Dengan mengurangi kecepatan, maka orbitnya akan menjadi lebih rendah, dan titik terendah dari orbit (periapsis) sudah masuk ke dalam atmosfer bumi. Tanpa melakukan manuver ini, objek wahana angkasa akan tetap berada di lintasan orbit.
2. Masuk ke Atmosfer (Atmospheric Re-entry)
Setelah mencapai atmosfer, pesawat luar angkasa mulai mengalami gesekan dengan udara yang semakin padat.
Gesekan ini dapat menghasilkan panas yang sangat ekstrem, sehingga pesawat luar angkasa perlu memiliki perisai termal khusus (heat shield) untuk melindunginya dari suhu tinggi. Selama fase ini, gaya hambatan udara memperlambat objek tersebut.
3. Tahap Pendaratan
Setelah melambat di atmosfer, pesawat luar angkasa akan mengurangi kecepatan lebih lanjut menggunakan parasut atau sistem pendaratan lainnya. Jika kendaraan tersebut dirancang untuk mendarat di darat, seperti jenis kapsul Soyuz buatan Rusia, maka proses pendaratan akan menggunakan parasut dan juga sistem roket untuk pendaratan yang lebih halus.
Lalu jika kendaraan luar angkasa tersebut dirancang untuk mendarat di laut seperti jenis kapsul Apollo buatan Amerika, maka umumnya akan mengandalkan parasut saja dan akan melakukan pendaratan di air laut.

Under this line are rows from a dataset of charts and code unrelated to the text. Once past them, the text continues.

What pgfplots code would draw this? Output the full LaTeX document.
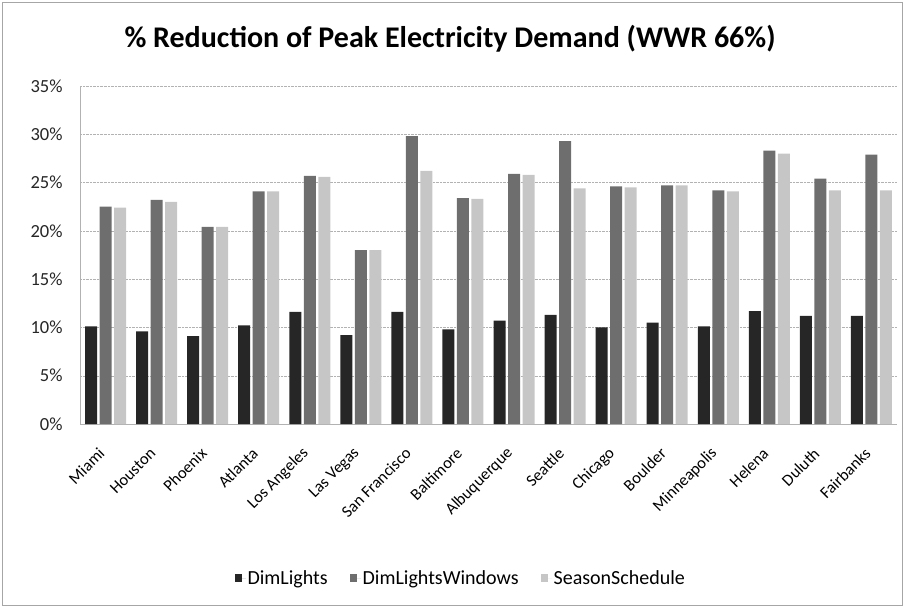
\documentclass[border=0pt]{standalone}
\usepackage{fontspec}
\setmainfont{Carlito}
\usepackage{pgfplots}
\pgfplotsset{compat=1.18}
\definecolor{cDark}{HTML}{262626}
\definecolor{cMid}{HTML}{6E6E6E}
\definecolor{cLight}{HTML}{C6C6C6}
\begin{document}
\begin{tikzpicture}
\path (-80bp,-183bp) rectangle (824bp,424bp);
\draw[gray!70, line width=0.8bp] (-78bp,-181bp) rectangle (822bp,422bp);
\begin{axis}[
  at={(0,0)}, anchor=south west,
  scale only axis, width=817bp, height=338bp,
  ybar=2.5bp, bar width=12bp,
  xmin=-0.5, xmax=15.5, ymin=0, ymax=35,
  xtick={0,...,15},
  xticklabels={Miami,Houston,Phoenix,Atlanta,Los Angeles,Las Vegas,San Francisco,Baltimore,Albuquerque,Seattle,Chicago,Boulder,Minneapolis,Helena,Duluth,Fairbanks},
  x tick label style={xshift=-3bp, yshift=-26bp, rotate=45, anchor=east, font=\fontsize{16.5bp}{18bp}\selectfont, inner sep=1bp},
  ytick={0,5,...,35},
  yticklabel={\pgfmathprintnumber{\tick}\%},
  y tick label style={font=\fontsize{18.5bp}{20bp}\selectfont, color=black!85, xshift=-14bp},
  /pgf/number format/assume math mode=true,
  ymajorgrids, grid style={densely dotted, gray!60},
  axis x line*=bottom, axis y line*=left,
  axis line style={gray!60},
  major tick length=0pt,
  title={\textbf{\% Reduction of Peak Electricity Demand (WWR 66\%)}},
  title style={at={(0.453,1)}, anchor=center, yshift=41bp, font=\fontsize{30bp}{32bp}\selectfont},
  legend style={draw=none, legend columns=-1, at={(0.466,-0.456)}, anchor=center,
    font=\fontsize{20bp}{21bp}\selectfont,
    /tikz/every even column/.append style={column sep=20bp}},
  legend image code/.code={\fill[#1] (0bp,-4bp) rectangle (7bp,4bp); \path (0bp,0bp) rectangle (11bp,0bp);},
]
\addplot[fill=cDark, draw=none] coordinates {(0,10.1) (1,9.6) (2,9.1) (3,10.2) (4,11.6) (5,9.2) (6,11.6) (7,9.8) (8,10.7) (9,11.3) (10,10.0) (11,10.5) (12,10.1) (13,11.7) (14,11.2) (15,11.2)};
\addplot[fill=cMid, draw=none] coordinates {(0,22.5) (1,23.2) (2,20.4) (3,24.1) (4,25.7) (5,18.0) (6,29.8) (7,23.4) (8,25.9) (9,29.3) (10,24.6) (11,24.7) (12,24.2) (13,28.3) (14,25.4) (15,27.9)};
\addplot[fill=cLight, draw=none] coordinates {(0,22.4) (1,23.0) (2,20.4) (3,24.1) (4,25.6) (5,18.0) (6,26.2) (7,23.3) (8,25.8) (9,24.4) (10,24.5) (11,24.7) (12,24.1) (13,28.0) (14,24.2) (15,24.2)};
\legend{DimLights, DimLightsWindows, SeasonSchedule}
\end{axis}
\end{tikzpicture}
\end{document}
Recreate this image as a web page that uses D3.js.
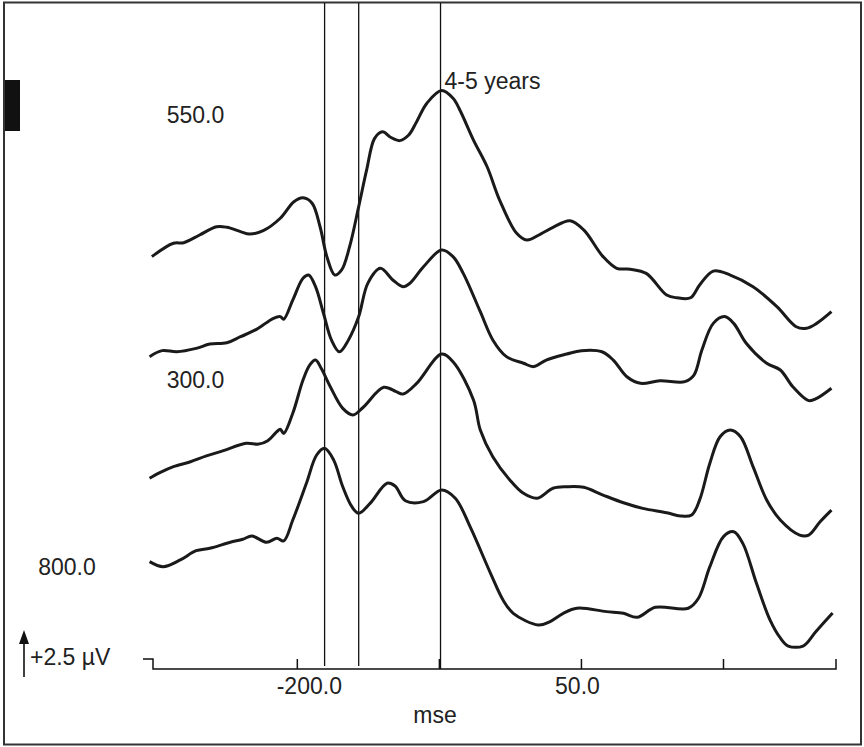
<!DOCTYPE html>
<html>
<head>
<meta charset="utf-8">
<script src="https://cdn.jsdelivr.net/npm/d3@7"></script>
<style>
  body { margin: 0; background: #fff; }
  svg text { font-family: "Liberation Sans", Arial, sans-serif; fill: #222; }
</style>
</head>
<body>
<div id="chart"></div>
<script>
/*****************************/
/*** DATA                  ***/
/*****************************/
//channels top to bottom, each trace is [msec, uV relative to its own row]
var channels = ['ch1', 'ch2', 'ch3', 'ch4'];

var trace1 = [[-328,0.18],[-309,0.89],[-300,0.92],[-286,1.33],[-271,1.77],[-262,1.74],[-250,1.51],[-242,1.38],[-230,1.56],[-215,2.22],[-203,3.10],[-195,3.31],[-187,3.02],[-180,1.77],[-174,0.18],[-167,-0.80],[-161,-0.53],[-154,0.71],[-146,2.84],[-139,4.79],[-132,6.47],[-125,6.82],[-118,6.53],[-110,6.35],[-102,6.65],[-95,7.36],[-86,8.34],[-73,9.01],[-63,8.60],[-57,7.98],[-45,6.38],[-33,4.96],[-22,3.19],[-7,1.42],[2,1.06],[14,1.38],[25,1.74],[40,2.09],[52,1.60],[69,0.18],[81,-0.44],[93,-0.49],[107,-0.71],[125,-1.86],[134,-2.01],[146,-2.01],[154,-1.33],[166,-0.59],[181,-0.80],[201,-1.42],[222,-2.48],[239,-3.55],[248,-3.63],[257,-3.37],[270,-2.75]];

var trace2 = [[-330,0.71],[-319,1.03],[-306,0.97],[-289,1.15],[-277,1.38],[-262,1.45],[-250,1.77],[-236,2.16],[-221,2.75],[-215,2.84],[-212,2.70],[-204,3.72],[-195,4.88],[-190,5.05],[-184,4.43],[-177,3.02],[-170,1.60],[-163,0.97],[-155,1.60],[-146,2.84],[-138,4.61],[-127,5.41],[-116,4.79],[-107,4.43],[-101,4.61],[-89,5.49],[-73,6.38],[-63,6.03],[-54,5.14],[-39,3.10],[-28,1.60],[-16,0.71],[-1,0.36],[8,0.18],[19,0.53],[37,0.85],[50,1.03],[68,0.97],[78,0.53],[90,-0.36],[102,-0.71],[119,-0.57],[141,-0.62],[149,-0.27],[156,1.06],[166,2.48],[176,2.84],[184,2.48],[195,1.42],[213,0.36],[225,0],[236,-0.89],[250,-1.63],[257,-1.51],[270,-0.97]];

var trace3 = [[-330,0.09],[-321,0.39],[-309,0.71],[-294,0.97],[-280,1.28],[-265,1.56],[-245,1.95],[-234,1.91],[-226,2.09],[-218,2.57],[-215,2.70],[-212,2.48],[-204,3.55],[-195,5.32],[-189,6.12],[-184,6.38],[-179,5.94],[-171,4.96],[-160,3.81],[-151,3.46],[-142,3.87],[-124,4.93],[-113,4.70],[-107,4.57],[-95,5.14],[-73,6.70],[-63,6.29],[-45,4.26],[-39,2.66],[-28,1.24],[-13,0],[-1,-0.71],[11,-0.97],[25,-0.44],[37,-0.36],[52,-0.39],[69,-0.80],[87,-1.21],[104,-1.51],[125,-1.74],[137,-1.91],[147,-1.86],[154,-1.06],[163,0.89],[172,2.30],[181,2.66],[190,2.30],[201,0.71],[213,-1.06],[225,-2.13],[242,-2.93],[250,-2.93],[260,-2.22],[270,-1.60]];

var trace4 = [[-330,1.51],[-318,1.24],[-303,1.60],[-289,2.09],[-277,2.22],[-259,2.54],[-248,2.70],[-240,2.87],[-227,2.54],[-218,2.75],[-212,2.61],[-204,3.72],[-192,5.68],[-183,7.18],[-176,7.54],[-168,6.91],[-160,5.49],[-152,4.43],[-146,4.08],[-136,4.61],[-121,5.68],[-114,5.53],[-105,4.75],[-89,4.70],[-73,5.32],[-61,4.88],[-48,3.37],[-30,0.89],[-19,-0.53],[-10,-1.24],[12,-1.86],[22,-1.69],[34,-1.24],[46,-0.97],[72,-1.15],[87,-1.24],[99,-1.45],[115,-0.92],[144,-0.97],[153,-0.44],[163,1.24],[175,2.84],[184,3.10],[192,2.48],[204,0.36],[216,-1.60],[225,-2.55],[232,-2.98],[245,-2.98],[256,-2.23],[271,-1.22]];

var traces = [trace1, trace2, trace3, trace4];

//free text labels next to the traces
var traceLabels = [
  {text: '550.0', ms: -315, row: 'ch1', uv: 7.3},
  {text: '300.0', ms: -315, row: 'ch3', uv: 4.9},
  {text: '800.0', ms: -428, row: 'ch4', uv: 0.8}
];
var groupLabel = '4-5 years';

//axis
var xDomain = [-327, 274];
var tickValues = [-200, -75, 50, 175];
var tickLabels = {'-200': '-200.0', '50': '50.0'};
var markerTimes = [-176, -146, -74];
var xTitle = 'mse';
var calibLabel = '+2.5 \u00b5V';
var calibUv = 2.5;

/*****************************/
/*** DRAW                  ***/
/*****************************/
var width = 864, height = 747;
var axisY = 669;
var pxPerUv = 18.8;

var svg = d3.select('#chart').append('svg')
  .attr('width', width)
  .attr('height', height);

//frame
svg.append('rect')
  .attr('x', 4).attr('y', 2.5)
  .attr('width', 857).attr('height', 742)
  .attr('fill', 'none')
  .attr('stroke', '#333')
  .attr('stroke-width', 2);

svg.append('rect')
  .attr('x', 5).attr('y', 80)
  .attr('width', 15).attr('height', 51)
  .attr('fill', '#111');

//scales
var x = d3.scaleLinear().domain(xDomain).range([153, 836]);
var rowY = d3.scalePoint().domain(channels).range([260, 590]);
function yFor(row, uv) { return rowY(row) - uv * pxPerUv; }

//marker lines
svg.selectAll('.marker')
  .data(markerTimes)
  .enter().append('line')
  .attr('class', 'marker')
  .attr('x1', function(d) { return x(d); })
  .attr('x2', function(d) { return x(d); })
  .attr('y1', 3)
  .attr('y2', function(d, i) { return i == markerTimes.length - 1 ? axisY : axisY - 3; })
  .attr('stroke', '#111')
  .attr('stroke-width', 1.3);

//traces
var line = d3.line()
  .x(function(d) { return x(d[0]); })
  .curve(d3.curveCatmullRom.alpha(0.5));

traces.forEach(function(tr, i) {
  line.y(function(d) { return yFor(channels[i], d[1]); });
  svg.append('path')
    .datum(tr)
    .attr('d', line)
    .attr('fill', 'none')
    .attr('stroke', '#1a1a1a')
    .attr('stroke-width', 3)
    .attr('stroke-linejoin', 'round');
});

//labels
svg.selectAll('.trace-label')
  .data(traceLabels)
  .enter().append('text')
  .attr('class', 'trace-label')
  .attr('x', function(d) { return x(d.ms); })
  .attr('y', function(d) { return yFor(d.row, d.uv); })
  .style('font-size', '23px')
  .text(function(d) { return d.text; });

svg.append('text')
  .attr('x', x(markerTimes[2]) + 4)
  .attr('y', 89)
  .style('font-size', '23px')
  .text(groupLabel);

//x axis
var x0 = x.range()[0], x1 = x.range()[1];
svg.append('path')
  .attr('d', 'M' + (x0 - 10) + ',' + (axisY - 10) + 'H' + x0 + 'V' + axisY + 'H' + x1 + 'V' + (axisY - 10))
  .attr('fill', 'none')
  .attr('stroke', '#111')
  .attr('stroke-width', 1.5);

svg.selectAll('.tick')
  .data(tickValues)
  .enter().append('line')
  .attr('class', 'tick')
  .attr('x1', function(d) { return x(d); })
  .attr('x2', function(d) { return x(d); })
  .attr('y1', axisY)
  .attr('y2', axisY - 10)
  .attr('stroke', '#111')
  .attr('stroke-width', 1.5);

//label offsets as printed in the original
var labelShift = {'-200': 12, '50': -4};
svg.selectAll('.tick-label')
  .data(tickValues.filter(function(d) { return tickLabels[d]; }))
  .enter().append('text')
  .attr('class', 'tick-label')
  .attr('x', function(d) { return x(d) + labelShift[d]; })
  .attr('y', 694)
  .attr('text-anchor', 'middle')
  .style('font-size', '23px')
  .text(function(d) { return tickLabels[d]; });

svg.append('text')
  .attr('x', 435)
  .attr('y', 723)
  .attr('text-anchor', 'middle')
  .style('font-size', '23px')
  .text(xTitle);

//calibration arrow
var calBottom = 677;
var calTop = calBottom - calibUv * pxPerUv;
svg.append('line')
  .attr('x1', 24).attr('x2', 24)
  .attr('y1', calBottom).attr('y2', calTop + 10)
  .attr('stroke', '#111')
  .attr('stroke-width', 1.6);
svg.append('path')
  .attr('d', 'M19,' + (calTop + 14) + 'L24,' + calTop + 'L29,' + (calTop + 14) + 'Z')
  .attr('fill', '#111');
svg.append('text')
  .attr('x', 30)
  .attr('y', 665)
  .style('font-size', '23px')
  .text(calibLabel);
</script>
</body>
</html>
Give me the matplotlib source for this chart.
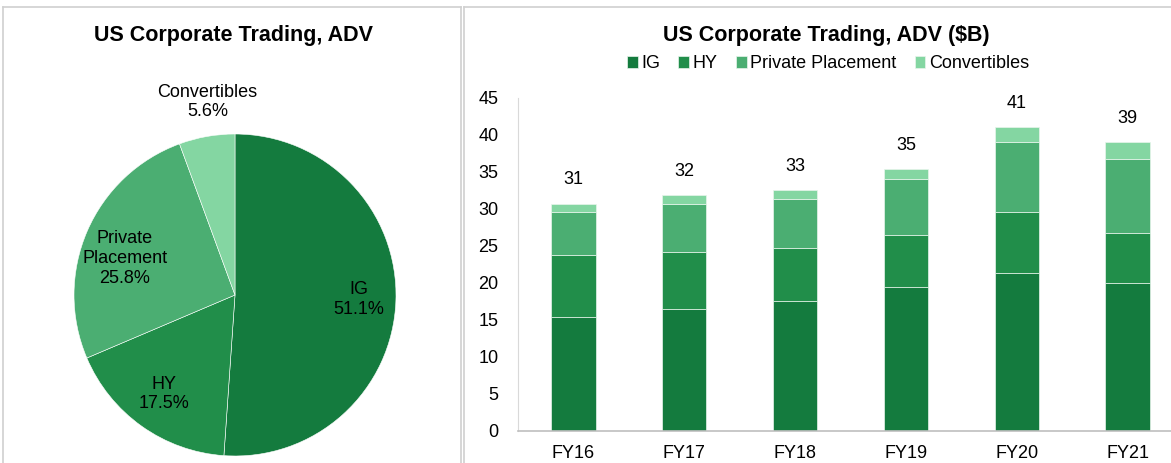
import numpy as np
import matplotlib
matplotlib.use('Agg')
import matplotlib.pyplot as plt
from matplotlib.lines import Line2D

plt.rcParams['font.family'] = ['Liberation Sans', 'DejaVu Sans']

# pie data
pie_labels = ['IG', 'HY', 'Private\nPlacement', 'Convertibles']
pie_share = [51.1, 17.5, 25.8, 5.6]

# bar data ($B)
years = ['FY16', 'FY17', 'FY18', 'FY19', 'FY20', 'FY21']
ig = [15.3, 16.4, 17.5, 19.4, 21.3, 19.9]
hy = [8.4, 7.8, 7.15, 7.0, 8.2, 6.8]
pp = [5.9, 6.4, 6.6, 7.55, 9.5, 10.05]
conv = [1.1, 1.25, 1.3, 1.35, 2.0, 2.25]
series_names = ['IG', 'HY', 'Private Placement', 'Convertibles']

colors = ['#147B3E', '#218E4A', '#4BAE72', '#84D6A2']

W, H = 1171, 463
fig = plt.figure(figsize=(W / 100, H / 100), dpi=100)

# panel borders
border = '#D0D0D0'
for xs, ys in [([3 / W, 461 / W], [1 - 7 / H, 1 - 7 / H]),
               ([3 / W, 3 / W], [0, 1 - 7 / H]),
               ([461 / W, 461 / W], [0, 1 - 7 / H]),
               ([464 / W, 1], [1 - 7 / H, 1 - 7 / H]),
               ([464 / W, 464 / W], [0, 1 - 7 / H])]:
    fig.add_artist(Line2D(xs, ys, color=border, lw=1.2))

# ---- pie ----
cx, cy, r = 235, 295, 161
ax1 = fig.add_axes([(cx - r) / W, (H - cy - r) / H, 2 * r / W, 2 * r / H])
wedges, _ = ax1.pie(pie_share, colors=colors, startangle=90, counterclock=False,
                    wedgeprops=dict(edgecolor='white', linewidth=0.4))
ax1.set_xlim(-1, 1)
ax1.set_ylim(-1, 1)
dists = [0.77, 0.755, 0.72, 1.21]
nudge = [0, 0, 5, -2]  # degrees
for w, lab, val, d, n in zip(wedges, pie_labels, pie_share, dists, nudge):
    ang = np.deg2rad((w.theta1 + w.theta2) / 2 + n)
    ax1.text(d * np.cos(ang), d * np.sin(ang), f'{lab}\n{val:.1f}%',
             ha='center', va='center', fontsize=13, linespacing=1.2,
             clip_on=False)
fig.text(233 / W, 1 - 35 / H, 'US Corporate Trading, ADV', ha='center', va='center',
         fontsize=15.5, fontweight='bold')

# ---- stacked bars ----
x0, x1 = 518, 1183
ax2 = fig.add_axes([x0 / W, (H - 430.7) / H, (x1 - x0) / W, (430.7 - 97.7) / H])
x = np.arange(len(years))
bottom = np.zeros(len(years))
handles = []
for name, vals, c in zip(series_names, [ig, hy, pp, conv], colors):
    b = ax2.bar(x, vals, 0.4, bottom=bottom, color=c, edgecolor='#E8F5EC',
                linewidth=0.5, label=name)
    handles.append(b)
    bottom = bottom + np.array(vals)
for xi, tot in zip(x, bottom):
    ax2.annotate(f'{tot:.0f}', (xi, tot), xytext=(0, 11), textcoords='offset points',
                 ha='center', va='bottom', fontsize=13)
ax2.set_xlim(-0.5, len(years) - 0.5)
ax2.set_ylim(0, 45)
ax2.set_yticks(range(0, 46, 5))
ax2.set_xticks(x)
ax2.set_xticklabels(years)
ax2.tick_params(axis='both', length=0, labelsize=13)
ax2.tick_params(axis='y', pad=14)
ax2.tick_params(axis='x', pad=10)
for s in ['top', 'right']:
    ax2.spines[s].set_visible(False)
ax2.spines['left'].set_color('#D9D9D9')
ax2.spines['bottom'].set_color('#BFBFBF')
ax2.spines['bottom'].set_linewidth(1.2)

fig.text(826 / W, 1 - 35 / H, 'US Corporate Trading, ADV ($B)', ha='center', va='center',
         fontsize=15.5, fontweight='bold')
fig.legend(handles, series_names, loc='center', bbox_to_anchor=(828 / W, 1 - 64 / H),
           ncol=4, frameon=False, fontsize=13, handlelength=0.6, handleheight=0.6,
           handletextpad=0.2, columnspacing=1.0)

fig.savefig('out.png', dpi=100)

Sementara untuk kendaraan jenis pesawat luar angkasa berawak berupa pesawat ulang-alik (space shuttle) seperti pesawat challenger dan discovery. Biasanya akan memanfaatkan sayap untuk bisa mendarat di landasan pacu seperti halnya pesawat komersial biasa.
Terlepas bagaimana cara mendaratnya, yang pasti manuver untuk bisa kembali ke bumi ini memerlukan perencanaan yang hati-hati dan juga pelaksanaan yang tepat.
Hal ini tentu saja bertujuan untuk memastikan bahwa wahana luar angkasa bisa masuk kembali ke atmosfer pada sudut yang tepat.
Sebab jika sudut masuk yang terlalu curam, maka pesawat dapat mengalami panas dan menghasilkan gaya yang berlebihan, dan bisa berakibat pada meledaknya wahana luar angkasa tersebut
Sementara jika terlalu datar, maka wahana tersebut dapat memantul kembali ke luar angkasa atau bisa juga tetap bisa memasuki atmosfer namun karena terlalu lambat akan mendarat di lokasi yang jauh dari titik yang sudah ditentukan.